Vivado Design Suite User Guide: Design Analysis and Closure Techniques (UG906)

Document ID
UG906
Release Date
2021-01-25
Version
2020.2 English

While analyzing and fixing the worst timing violation usually helps the overall QoR improvement, you must also review the other critical paths as they often contribute to the timing closure challenge. You can use the following command to report the 50 worst setup timing paths:

report_design_analysis -max_paths 50 -setup

The following figure shows an example of the Setup Path Characteristics table generated by this command.

Figure 1. Setup Path Characteristics

From the table, you can isolate which characteristics are introducing the timing violation for each path:

  • High logic delay percentage (Logic Delay)
    • Are there many levels of logic? (Logic Levels)
    • Are there any constraints or attributes that prevent logic optimization? (Don't Touch, Mark Debug)
    • Does the path include a cell with high logic delay such as RAMB or DSP?
    • Is the path requirement too tight for the current path topology? (Requirement)
  • High net delay percentage (Net Delay)
    • Are there any high fanout nets in the path? (High Fanout, Cumulative Fanout)
    • Are the cells assigned to several Pblocks that can be placed far apart? (PBlocks)
    • Are the cells placed far apart? (Bounding Box Size, Clock Region Distance)
    • For SSI devices, are there nets crossing SLR boundaries? (SLR Crossings)
    • Are one or several net delay values a lot higher than expected while the placement seems correct? See the section on Congestion.
  • Missing pipeline register in a RAMB or DSP cell (when present in the path)
    • Check the path to see if pipeline register is enabled for RAMBs or DSP cells
  • High skew (<-0.5 ns for setup and >0.5 ns for hold) (Clock Skew)
    • Is it a clock domain crossing path? (Start Point Clock, End Point Clock)
    • Are the clocks synchronous or asynchronous? (Clock Relationship)
    • Is the path crossing I/O columns? (IO Crossings)

    For visualizing the details of the timing paths and their placement/routing in the Xilinx® Vivado® IDE, you must use the following command:

    report_timing -max_paths 50 -setup -input_pins -name worstSetupPaths

The paths are sorted by slack and appear in the same order as in the Setup Path Characteristics table (shown in the previous figure).

The report_design_analysis command also generates a Logic Level Distribution table for the worst 1000 paths that you can use to identify the presence of longer paths in the design.
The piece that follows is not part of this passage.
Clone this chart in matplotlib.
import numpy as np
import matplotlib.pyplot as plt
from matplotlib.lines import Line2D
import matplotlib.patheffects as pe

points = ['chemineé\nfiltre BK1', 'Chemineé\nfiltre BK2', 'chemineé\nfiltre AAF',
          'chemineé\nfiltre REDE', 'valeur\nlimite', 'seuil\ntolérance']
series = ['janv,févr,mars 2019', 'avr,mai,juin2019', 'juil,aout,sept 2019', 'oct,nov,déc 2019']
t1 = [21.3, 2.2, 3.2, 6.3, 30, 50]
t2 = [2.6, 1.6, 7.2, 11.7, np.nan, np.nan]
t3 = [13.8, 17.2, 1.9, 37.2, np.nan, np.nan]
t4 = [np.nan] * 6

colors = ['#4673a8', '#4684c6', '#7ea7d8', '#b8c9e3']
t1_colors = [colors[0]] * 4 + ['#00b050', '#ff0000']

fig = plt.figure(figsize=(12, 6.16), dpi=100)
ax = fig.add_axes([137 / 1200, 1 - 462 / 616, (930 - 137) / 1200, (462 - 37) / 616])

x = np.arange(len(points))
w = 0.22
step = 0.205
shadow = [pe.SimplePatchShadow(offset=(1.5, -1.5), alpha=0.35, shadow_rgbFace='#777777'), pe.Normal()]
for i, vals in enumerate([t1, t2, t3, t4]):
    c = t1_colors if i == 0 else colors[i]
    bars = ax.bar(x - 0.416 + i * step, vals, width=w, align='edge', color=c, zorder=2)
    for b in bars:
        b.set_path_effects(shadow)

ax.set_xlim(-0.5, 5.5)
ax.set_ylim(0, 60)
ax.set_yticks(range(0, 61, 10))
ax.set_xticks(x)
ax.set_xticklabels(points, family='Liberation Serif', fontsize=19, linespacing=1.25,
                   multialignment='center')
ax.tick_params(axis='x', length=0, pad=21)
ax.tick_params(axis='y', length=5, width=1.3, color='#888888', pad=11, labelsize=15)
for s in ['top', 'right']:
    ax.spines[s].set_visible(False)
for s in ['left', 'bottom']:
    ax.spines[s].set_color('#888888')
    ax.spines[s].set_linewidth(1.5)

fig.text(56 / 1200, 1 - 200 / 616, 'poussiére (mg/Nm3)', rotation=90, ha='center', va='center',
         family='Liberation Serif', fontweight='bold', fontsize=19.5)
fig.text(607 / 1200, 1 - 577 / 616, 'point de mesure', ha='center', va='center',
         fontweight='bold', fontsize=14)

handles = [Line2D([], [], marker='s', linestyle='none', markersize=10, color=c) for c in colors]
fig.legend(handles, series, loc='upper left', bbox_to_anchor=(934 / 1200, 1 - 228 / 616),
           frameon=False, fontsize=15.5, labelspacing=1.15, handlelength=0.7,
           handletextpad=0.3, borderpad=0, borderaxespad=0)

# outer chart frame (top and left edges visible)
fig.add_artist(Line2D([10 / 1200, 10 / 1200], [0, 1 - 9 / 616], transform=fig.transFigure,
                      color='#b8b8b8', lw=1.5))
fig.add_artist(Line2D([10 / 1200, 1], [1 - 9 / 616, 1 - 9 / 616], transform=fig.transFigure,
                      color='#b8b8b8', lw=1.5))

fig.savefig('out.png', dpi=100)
The longest paths are usually optimized first by the placer in order to meet timing, which will potentially degrade the placement quality of shorter paths. You must always try to eliminate the longer paths to improve the overall QoR. The following figure shows an example of the Logic Level Distribution for a design with only one clock.

Figure 2. Logic Level Distribution Table

Based on what you find, you can improve the netlist by changing the RTL or using different synthesis options, or you can modify the timing and physical constraints.